Aparentemente, tras las etapas de conflictividad política que dieron origen a los sectarismos estrechos que caracterizaran a los sectores chavistas y opositores, éstos han "entendido" la necesidad de llegar a acuerdos en diversos campos y de permitirse, hasta cierto grado, un armisticio o capitulación consensuada en función de lograr la superación de la crisis económica que agobia al país y, al mismo tiempo, un mejor nivel de gobernabilidad. Hasta ahora, la ronda de negociaciones llevada a cabo en México hace augurar perspectivas positivas para Venezuela, en el caso que ambas partes se comprometan en convertir las palabras en realidades tangibles e inmediatas. Hasta ahí, todo bien. Sin embargo, quienes asumen la dirigencia de la oposición fuera de este país quieren aún apostarlo todo por una salida inconstitucional o, en su defecto, por una intervención armada patrocinada por Washington, como su máximo mentor, secundado por los gobiernos derechistas de Brasil y Colombia, al estilo de lo hecho en Libia y Siria. En medio de ambas situaciones, los sectores extremistas insisten en la aplicación de sanciones de todo tipo, lo que muchos alrededor del mundo califican de bloqueo, tratando de lograr el derrocamiento de Nicolás Maduro y, junto con él, la erradicación de todo signo de chavismo en Venezuela.

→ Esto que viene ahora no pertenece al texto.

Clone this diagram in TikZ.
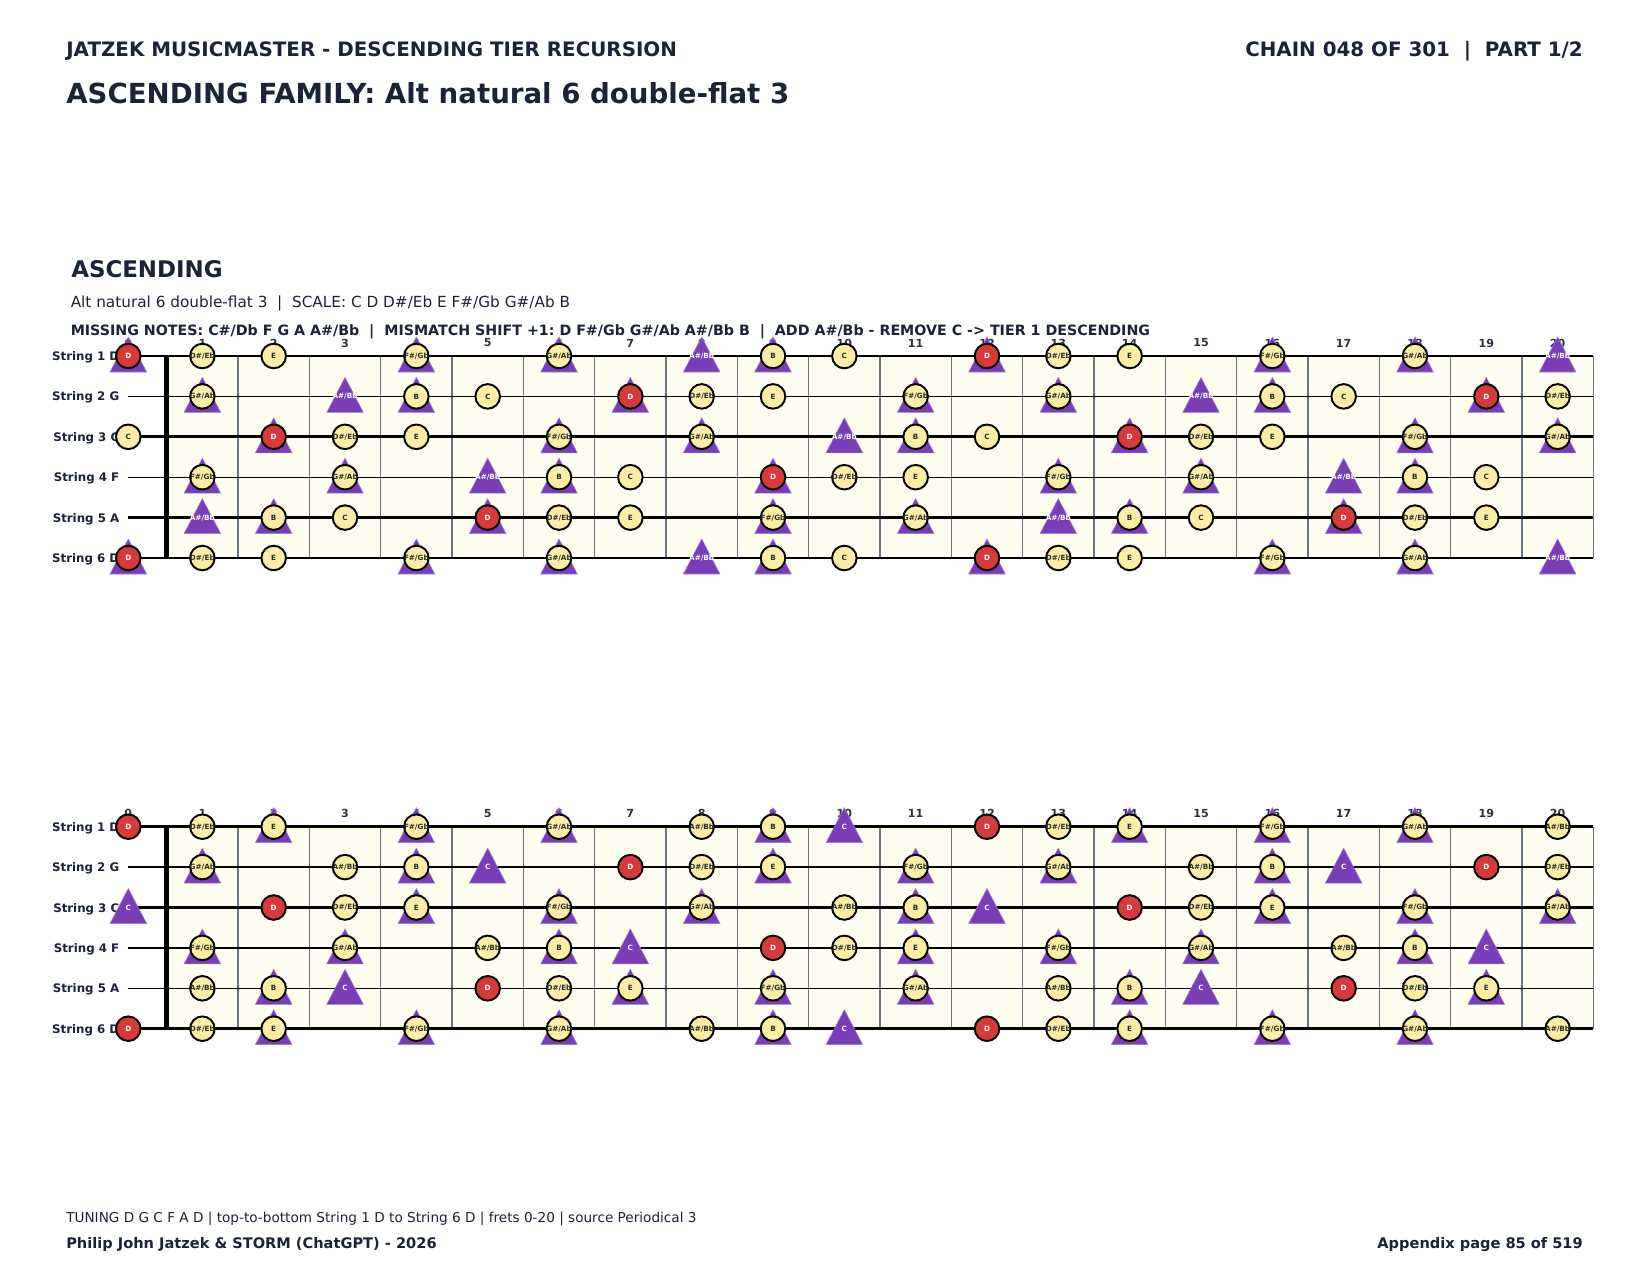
\documentclass[tikz,border=0pt]{standalone}
\usepackage{fontspec}
\setmainfont{DejaVu Sans}
\frenchspacing
\definecolor{ink}{HTML}{1B2336}
\definecolor{cream}{HTML}{FFFDF0}
\definecolor{wire}{HTML}{687384}
\definecolor{noteyel}{HTML}{FCEDA6}
\definecolor{notered}{HTML}{D63A3A}
\definecolor{tripur}{HTML}{7A3DB8}
\definecolor{tripedge}{HTML}{A07AD6}
\definecolor{numink}{HTML}{2B3344}
\definecolor{noteink}{HTML}{2A2A2A}
\newcommand\nname[1]{\ifcase#1 C\or C\#/Db\or D\or D\#/Eb\or E\or F\or F\#/Gb\or G\or G\#/Ab\or A\or A\#/Bb\or B\fi}
\tikzset{
  txt/.style={inner sep=0, text=ink},
  hdrtxt/.style={txt, font=\fontsize{14.3}{16}\selectfont\bfseries},
  titletxt/.style={txt, font=\fontsize{19.9}{23}\selectfont\bfseries},
  secttxt/.style={txt, font=\fontsize{16.5}{19}\selectfont\bfseries},
  infotxt/.style={txt, font=\fontsize{11}{13}\selectfont},
  infobold/.style={txt, font=\fontsize{10.25}{12}\selectfont\bfseries},
  foottxt/.style={txt, font=\fontsize{9.8}{11}\selectfont},
  footbold/.style={txt, font=\fontsize{10.5}{12}\selectfont\bfseries},
  strlab/.style={inner sep=0, text=ink, anchor=base east, font=\fontsize{8.5}{10}\selectfont\bfseries},
  fretnum/.style={inner sep=0, text=numink, font=\fontsize{8}{10}\selectfont\bfseries},
  tri/.style={fill=tripur, draw=tripedge, line width=0.4pt},
  tritext/.style={inner sep=0, text=white, font=\fontsize{5.2}{6}\selectfont\bfseries},
  notec/.style={circle, draw=black, line width=1.4pt, minimum size=17.7pt, inner sep=0, font=\fontsize{5.2}{6}\selectfont\bfseries},
  yelc/.style={notec, fill=noteyel, text=noteink},
  redc/.style={notec, fill=notered, text=white},
  wireline/.style={draw=wire, line width=0.8pt},
  nutline/.style={draw=black, line width=3.4pt}
}
% #1 prefix, #2 y of string 1, #3 string widths, #4 circle set, #5 triangle set
\newcommand\drawboard[5]{%
  \pgfmathsetmacro\ya{#2}%
  \pgfmathsetmacro\yb{#2+5*40.4}%
  \fill[cream] (166.7,\ya) rectangle (1593.3,\yb);
  \foreach \k in {1,...,20}{%
    \pgfmathsetmacro\wx{166.7+\k*71.33}%
    \draw[wireline] (\wx,\ya) -- (\wx,\yb);
  }
  \foreach \s/\nm in {1/D,2/G,3/C,4/F,5/A,6/D}{%
    \pgfmathsetmacro\y{#2+(\s-1)*40.4}%
    \pgfmathtruncatemacro\si{\s-1}%
    \pgfmathsetmacro\lw{{#3}[\si]}%
    \draw[line width=\lw pt, black] (128.3,\y) -- (1593.3,\y);
    \node[strlab] (#1-sl-\s) at (119.5,\y+4.5) {String \s\ \nm};
  }
  \draw[nutline] (166.7,\ya) -- (166.7,\yb);
  \foreach \k in {0,...,20}{%
    \pgfmathsetmacro\fx{ifthenelse(\k==0,128.3,166.7+(\k-0.5)*71.33)}%
    \node[fretnum] (#1-fn-\k) at (\fx,\ya-13) {\k};
  }
  \foreach \s/\o in {1/2,2/7,3/0,4/5,5/9,6/2}{%
    \pgfmathsetmacro\y{#2+(\s-1)*40.4}%
    \foreach \k in {0,...,20}{%
      \pgfmathsetmacro\fx{ifthenelse(\k==0,128.3,166.7+(\k-0.5)*71.33)}%
      \pgfmathtruncatemacro\n{mod(\o+\k,12)}%
      \pgfmathtruncatemacro\isc{{#4}[\n]}%
      \pgfmathtruncatemacro\ist{{#5}[\n]}%
      \ifnum\ist=1
        \fill[tri] (\fx,\y-19) -- (\fx-18.3,\y+16) -- (\fx+18.3,\y+16) -- cycle;
        \ifnum\isc=0
          \node[tritext] (#1-t-\s-\k) at (\fx,\y) {\makebox[0pt][c]{\nname{\n}}};
        \fi
      \fi
      \ifnum\isc=1
        \ifnum\n=2
          \node[redc] (#1-c-\s-\k) at (\fx,\y) {\makebox[0pt][c]{\nname{\n}}};
        \else
          \node[yelc] (#1-c-\s-\k) at (\fx,\y) {\makebox[0pt][c]{\nname{\n}}};
        \fi
      \fi
    }
  }
}
\begin{document}
\begin{tikzpicture}[x=0.72pt,y=-0.72pt]
\useasboundingbox (0,0) rectangle (1650,1275);
\fill[white] (0,0) rectangle (1650,1275);
\node[hdrtxt, anchor=base west] (hdr) at (66,56.5) {JATZEK MUSICMASTER - DESCENDING TIER RECURSION};
\node[hdrtxt, anchor=base east] (chain) at (1583,56.5) {CHAIN 048 OF 301\ \ |\ \ PART 1/2};
\node[titletxt, anchor=base west] (title) at (66,104) {ASCENDING FAMILY: Alt natural 6 double-flat 3};
\node[secttxt, anchor=base west] (sect) at (71,277.5) {ASCENDING};
\node[infotxt, anchor=base west] (scale) at (70.5,307) {Alt natural 6 double-flat 3\ \ |\ \ SCALE: C D D\#/Eb E F\#/Gb G\#/Ab B};
\node[infobold, anchor=base west] (miss) at (70.5,335) {MISSING NOTES: C\#/Db F G A A\#/Bb\ \ |\ \ MISMATCH SHIFT +1: D F\#/Gb G\#/Ab A\#/Bb B\ \ |\ \ ADD A\#/Bb - REMOVE C -> TIER 1 DESCENDING};
\drawboard{top}{356}{0.9,0.9,2.2,0.9,2.2,0.9}{1,0,1,1,1,0,1,0,1,0,0,1}{0,0,1,0,0,0,1,0,1,0,1,1}
\drawboard{bot}{826.7}{2.2,0.9,2.2,0.9,0.9,2.2}{0,0,1,1,1,0,1,0,1,0,1,1}{1,0,0,0,1,0,1,0,1,0,0,1}
\node[foottxt, anchor=base west] (tuning) at (66,1222) {TUNING D G C F A D | top-to-bottom String 1 D to String 6 D | frets 0-20 | source Periodical 3};
\node[footbold, anchor=base west] (author) at (66,1248.5) {Philip John Jatzek \& STORM (ChatGPT) - 2026};
\node[footbold, anchor=base east] (page) at (1583,1248.5) {Appendix page 85 of 519};
\end{tikzpicture}
\end{document}
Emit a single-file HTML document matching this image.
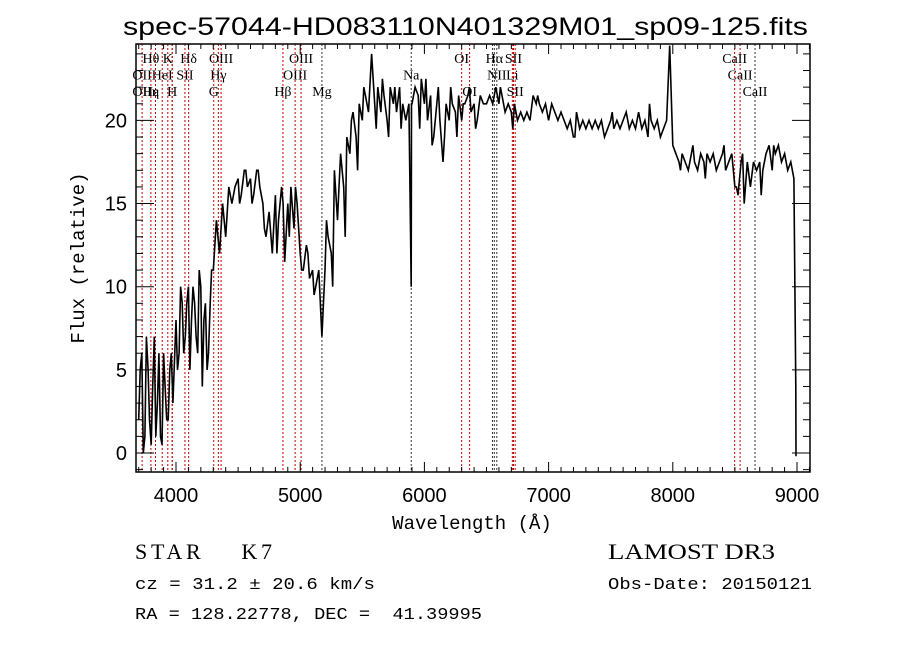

Este diálogo entre representantes de la oposición de derecha y del gobierno chavista se ve torpeado desde diferentes ángulos. Nadie, por citar la injerencia más consecutiva, puede desmentir que la clase gobernante gringa tiene en su agenda conseguir el establecimiento de un régimen afín a sus intereses geopolíticos y económicos. De igual forma que lo hacen los gobiernos de la región sudamericana, cuya propaganda y acciones xenófobas en contra de los migrantes venezolanos, desde sus fronteras, busca agudizar la situación interna de este país, responsabilizando a Maduro de los ataques y asesinatos que éstos sufren; sin que haya una condena en su contra por parte de los diversos organismos multilaterales encargados de velar por los derechos humanos, quienes han obviado esta realidad para centrarse en todas las denuncias orquestadas desde el antichavismo. Ésto no ha impedido que se hayan efectuado algunas rondas de conversaciones en tierra azteca, sin embargo, pareciera no causar interés entre la población, indiferentemente de su filiación partidista, convirtiéndose -en lo que alguien llamara en un artículo al respecto- «un relato ajeno» a la difícil cotidianidad que le toca vivir a la mayoría de los venezolanos.
Tampoco puede esconderse que la tácita dolarización de la economía nacional, sumada las diversas dificultades ocasionadas por el aislamiento internacional a que es sometido el gobierno venezolano, han hecho emerger un estamento privilegiado (tanto de un bando como de otro), cuyos ingresos y signos de opulencia marcan una profunda diferencia en relación con un porcentaje bastante alto de personas empobrecidas o que no disponen de lo suficiente para optimizar sus niveles materiales de existencia. Ello ha repercutido en la actitud permisiva sostenida por funcionarios públicos en cuanto a la aplicación de la ley, quienes argumentan que deben hacerlo para sobrevivir junto a sus familias; algo que aumenta la sensación de estar ante un Estado que es ineficaz e ineficiente, quedándole al ciudadano ningún otro remedio que resignarse a su suerte.
Este cuadro de cosas deben asumirlo con seriedad y compromiso por aquellos que participan en este diálogo por Venezuela, desistiendo de posiciones que nada tienen que ver con la recuperación de la fe del pueblo venezolano en quienes pretenden dirigir su destino. Tendrían que llegar a comprender que sus decisiones tendrán un efecto a mediano o largo plazo, sea éste positivo o negativo, por lo que están obligados a pulsar la opinión y el sentimiento de los sectores populares más que fijarse en su propia conveniencia, o en la de quienes mueven sus hilos a larga distancia, ya que, de no alcanzar acuerdos de trascendencia en beneficio de todos, podrían crearse las condiciones nefastas para hundir a Venezuela en una crisis aún peor a las sufridas a lo largo de su historia. Quizá los más inmediatistas e ilusos piensen que la victoria a obtener en las elecciones de gobernadores, alcaldes, diputados regionales y concejales resuelvan todo. No obstante, habrá que recordarles -junto con los más realistas y escépticos- que se requiere algo más que un simple cambio de personajes políticos para solventar satisfactoriamente la crisis multifactorial que envuelve a la patria chica de Bolívar. Para ello es necesario la actuación de verdaderos ciudadanos que trabajen y luchen por la democracia y el engrandecimiento productivo de su nación.